Winnings, Royalties, and Other Financial Surprises
Lady Luck might smile on you through lottery winnings, casino jackpots, or contest prizes, but Social Security won’t penalize you for these windfalls. The SSA doesn’t count lottery winnings or most prize winnings as earned income, unless you’ve somehow turned entering contests into your primary trade or business (which would be quite the career pivot).
Royalties from creative work like music, books, or patents also generally don’t count as earnings for Social Security purposes, with specific timing rules that matter. If you receive royalties during or after the year you reach full retirement age, they won’t count under the earnings test as long as they come from property you created and copyrighted or patented before reaching FRA. So if you wrote the next great American novel in your 50s and it finally takes off in your 70s, Social Security won’t care about your literary success.

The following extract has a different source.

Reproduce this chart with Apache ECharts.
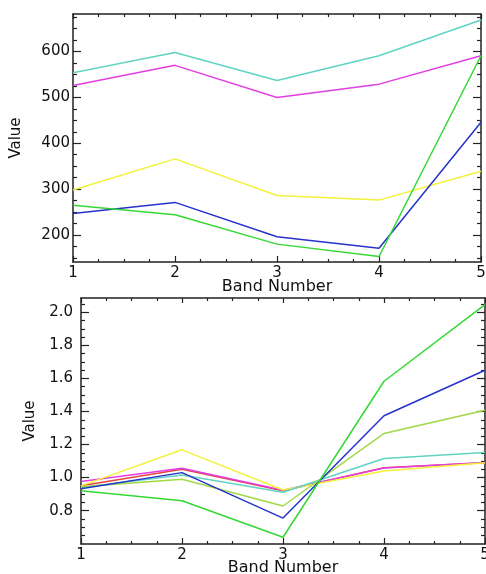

Inheritances, Gifts, and Civic Duty
Money that comes to you through inheritances or gifts isn’t considered earned income and won’t affect your Social Security retirement benefits. These windfalls can affect Supplemental Security Income benefits since those are means-tested, but regular Social Security retirement benefits remain blissfully untouched.
Even jury duty pay, minimal as it usually is, doesn’t count as wages for Social Security purposes. While fulfilling your civic duty might not make you rich enough to retire to a tropical island, at least you won’t have to worry about it affecting your benefits.
Understanding these income sources gives you the freedom to plan your retirement finances more strategically, knowing which money streams will flow alongside your Social Security benefits without causing bureaucratic headaches or benefit reductions. Whether you’re wondering when to take Social Security or how to live on Social Security only, this knowledge helps you make informed decisions about your financial future.